Mkinga is one of the eleven districts of Tanga Region in Tanzania. It was created from Muheza District in 2007. The District covers an area of . The administrative capital of the district is located in a small town called Parungu Kasera. The district is bordered by  Tanga District to the south east and Muheza District to the south west. On the east the district is bordered by the Indian Ocean. On the west Korogwe Korogwe District and Lushoto District. On the north the district borders Kenya.  The highest point in Korogwe District is Mhinduro Peak at 913m.
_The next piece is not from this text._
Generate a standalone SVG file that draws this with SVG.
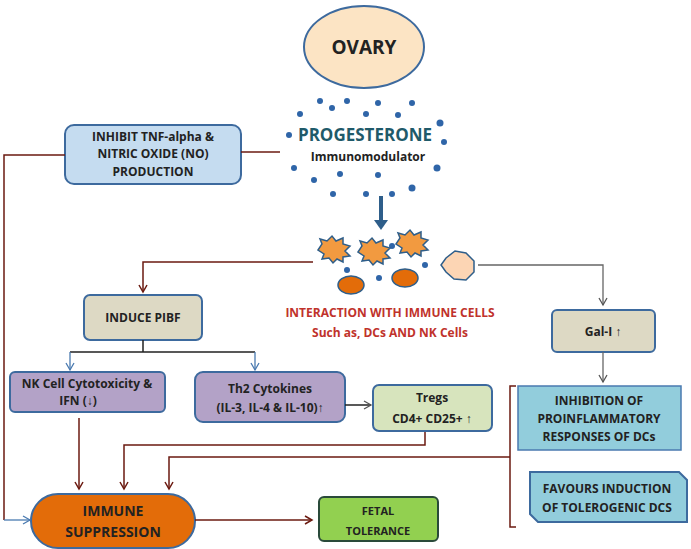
<svg xmlns="http://www.w3.org/2000/svg" width="691" height="549" viewBox="0 0 691 549">
<defs>
<style>
text{font-family:"Open Sans","Liberation Sans",sans-serif;font-weight:bold;text-anchor:middle;fill:#222}
.ln{fill:none;stroke:#6b1a10;stroke-width:1.5}
.lg{fill:none;stroke:#666;stroke-width:1.3}
.lb{fill:none;stroke:#4a7ab0;stroke-width:1.3}
.box{stroke:#3d6a9e;stroke-width:2}
.dot{fill:#2f65a8}
</style>
<marker id="a" markerWidth="10" markerHeight="10" refX="8" refY="5" orient="auto" markerUnits="userSpaceOnUse"><path d="M1,1 L8,5 L1,9" fill="none" stroke="#6b1a10" stroke-width="1.5"/></marker>
<marker id="ag" markerWidth="10" markerHeight="10" refX="8" refY="5" orient="auto" markerUnits="userSpaceOnUse"><path d="M1,1 L8,5 L1,9" fill="none" stroke="#555" stroke-width="1.3"/></marker>
<marker id="ab" markerWidth="10" markerHeight="10" refX="8" refY="5" orient="auto" markerUnits="userSpaceOnUse"><path d="M1,1 L8,5 L1,9" fill="none" stroke="#4a7ab0" stroke-width="1.3"/></marker>
</defs>
<rect width="691" height="549" fill="#fff"/>
<g id="ovary"><ellipse cx="364" cy="47" rx="60" ry="41" fill="#fce4c4" stroke="#3d6a9e" stroke-width="2"/><text x="364" y="54" font-size="19" fill="#222">OVARY</text></g>
<g id="progesterone">
<g class="dot">
<circle cx="320" cy="101" r="3"/><circle cx="347" cy="101" r="3"/><circle cx="378" cy="103" r="3"/><circle cx="412" cy="103" r="3"/><circle cx="332" cy="108" r="3"/><circle cx="366" cy="114" r="3"/><circle cx="398" cy="115" r="3"/><circle cx="300" cy="114" r="3"/><circle cx="440" cy="123" r="3.5"/><circle cx="289" cy="135" r="3"/><circle cx="444" cy="142" r="3"/><circle cx="294" cy="168" r="3"/><circle cx="437" cy="168" r="3.5"/><circle cx="340" cy="174" r="3"/><circle cx="378" cy="175" r="3"/><circle cx="314" cy="180" r="3"/><circle cx="412" cy="188" r="3.5"/><circle cx="333" cy="194" r="3"/><circle cx="366" cy="194" r="3"/><circle cx="392" cy="194" r="3"/><circle cx="392" cy="246" r="3"/><circle cx="347" cy="270" r="3"/><circle cx="379" cy="278" r="3"/><circle cx="425" cy="265" r="3"/>
</g>
<text x="365" y="141" font-size="17" fill="#1f5a6a" style="fill:#1f5a6a">PROGESTERONE</text>
<text x="368" y="161" font-size="12">Immunomodulator</text>
</g>
<g id="cells">
<path d="M381,196 V222" stroke="#2e5e8a" stroke-width="4"/><path d="M374,220 L381,230 L388,220 Z" fill="#2e5e8a"/>
<polygon points="318,250 322,244 320,239 327,241 332,236 336,241 343,238 343,244 350,246 345,251 350,256 343,257 343,262 337,259 333,263 329,258 322,259 324,254" fill="#f29a40" stroke="#2e5e8a" stroke-width="1.5"/>
<polygon points="358,252 362,246 360,241 367,243 372,238 376,243 383,240 383,246 390,248 385,253 390,258 383,259 383,264 377,261 373,265 369,260 362,261 364,256" fill="#f29a40" stroke="#2e5e8a" stroke-width="1.5"/>
<polygon points="396,244 400,238 398,233 405,235 410,230 414,235 421,232 421,238 428,240 423,245 428,250 421,251 421,256 415,253 411,257 407,252 400,253 402,248" fill="#f29a40" stroke="#2e5e8a" stroke-width="1.5"/>
<ellipse cx="351" cy="285" rx="13" ry="9" fill="#e36c09" stroke="#2e5e8a" stroke-width="1.5"/>
<ellipse cx="405" cy="278" rx="13" ry="9" fill="#e36c09" stroke="#2e5e8a" stroke-width="1.5"/>
<path d="M446,258 L455,251 L466,253 L474,261 L474,272 L466,280 L454,279 L446,272 L441,265 Z" fill="#fcd5b4" stroke="#2e5e8a" stroke-width="1.5"/>
<text x="390" y="317" font-size="12" style="fill:#c0322b">INTERACTION WITH IMMUNE CELLS</text>
<text x="390" y="337" font-size="12" style="fill:#c0322b">Such as, DCs AND NK Cells</text>
</g>
<g id="inhibit-tnf"><rect x="65" y="125" width="176" height="59" rx="9" fill="#c5dcf0" class="box"/><text x="153" y="141" font-size="12">INHIBIT TNF-alpha &amp;</text><text x="153" y="158" font-size="12">NITRIC OXIDE (NO)</text><text x="153" y="176" font-size="12">PRODUCTION</text></g>
<g id="induce-pibf"><rect x="84" y="295" width="118" height="45" rx="6" fill="#ddd9c4" class="box"/><text x="143" y="322" font-size="12">INDUCE PIBF</text></g>
<g id="nk"><rect x="10" y="372" width="155" height="40" rx="5" fill="#b3a2c7" class="box"/><text x="87" y="388" font-size="12">NK Cell Cytotoxicity &amp;</text><text x="78" y="405" font-size="12">IFN   (↓)</text></g>
<g id="th2"><rect x="195" y="372" width="150" height="50" rx="8" fill="#b3a2c7" class="box"/><text x="270" y="393" font-size="12">Th2 Cytokines</text><text x="270" y="412" font-size="12">(IL-3, IL-4 &amp; IL-10)↑</text></g>
<g id="tregs"><rect x="373" y="385" width="119" height="46" rx="6" fill="#d7e4bd" class="box"/><text x="432" y="402" font-size="12">Tregs</text><text x="432" y="423" font-size="12">CD4+ CD25+ ↑</text></g>
<g id="immune-suppression"><rect x="31" y="494" width="164" height="54" rx="27" fill="#e36c09" class="box"/><text x="113" y="516" font-size="14">IMMUNE</text><text x="113" y="537" font-size="14">SUPPRESSION</text></g>
<g id="fetal"><rect x="319" y="497" width="119" height="44" rx="5" fill="#92d050" class="box" style="stroke:#2a4a3a"/><text x="378" y="515" font-size="11">FETAL</text><text x="378" y="535" font-size="11">TOLERANCE</text></g>
<g id="gal"><rect x="552" y="310" width="103" height="42" rx="5" fill="#ddd9c4" class="box"/><text x="603" y="336" font-size="12">Gal-I ↑</text></g>
<g id="inhibition"><rect x="518" y="386" width="163" height="64" fill="#92cddc" stroke="#4a7ab0" stroke-width="1.5"/><text x="599" y="405" font-size="12">INHIBITION OF</text><text x="599" y="423" font-size="12">PROINFLAMMATORY</text><text x="599" y="441" font-size="12">RESPONSES OF DCs</text></g>
<g id="favours"><path d="M530,472 H679 L687,480 V522 H538 L530,514 Z" fill="#92cddc" class="box"/><text x="607" y="493" font-size="12">FAVOURS INDUCTION</text><text x="607" y="512" font-size="12">OF TOLEROGENIC DCS</text></g>
<g id="connectors">
<path class="ln" d="M241,152 H280"/>
<path class="ln" d="M65,155 H4 V520"/>
<path class="lb" d="M4,520 H30" marker-end="url(#ab)"/>
<path class="ln" d="M313,262 H143 V292" marker-end="url(#a)"/>
<path d="M143,340 V352 M70,352 H255" fill="none" stroke="#222" stroke-width="1.5"/>
<path class="lb" d="M70,352 V370" marker-end="url(#ab)"/>
<path class="lb" d="M255,352 V370" marker-end="url(#ab)"/>
<path d="M345,405 H371" fill="none" stroke="#222" stroke-width="1.5" marker-end="url(#ag)"/>
<path class="ln" d="M79,418 V489" marker-end="url(#a)"/>
<path class="ln" d="M425,432 V445 H124 V489" marker-end="url(#a)"/>
<path class="ln" d="M510,457 H169 V489" marker-end="url(#a)"/>
<path class="ln" d="M195,520 H312" marker-end="url(#a)"/>
<path class="ln" d="M516,386 H510 V527 H516"/>
<path class="lg" d="M478,265 H603 V305" marker-end="url(#ag)"/>
<path class="lg" d="M603,352 V382" marker-end="url(#ag)"/>
</g>
</svg>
According to the 2012 Tanzania National Census, the population of Mkinga District was 118,065.

Administrative subdivisions

Wards
As of 2012, Mkinga District is administratively divided into 22 wards:

 Boma
 Bosha
 Bwiti
 Daluni
 Doda
 Duga

 Gombero
 Kigongoi Magharibi
 Kigongoi Mashariki
 Kwale
 Manza

 Mapatano
 Maramba
 Mayomboni
 Mhinduro
 Mkinga

 Mnyenzani
 Moa
 Mtimbwani
 Mwakijembe
 Parungu Kasera
 Sigaya

Transport
Paved trunk road T13 from Tanga to the Kenyan border passes through the district.

Education & Health 
As of 2022, there were 94 Schools in Mkinga District, 79 of are primary schools and 15 are secondary schools.

In Terms of Healthcare facilities, as of 2022 Mkinga District is home to 3 health centers and 27 clinics.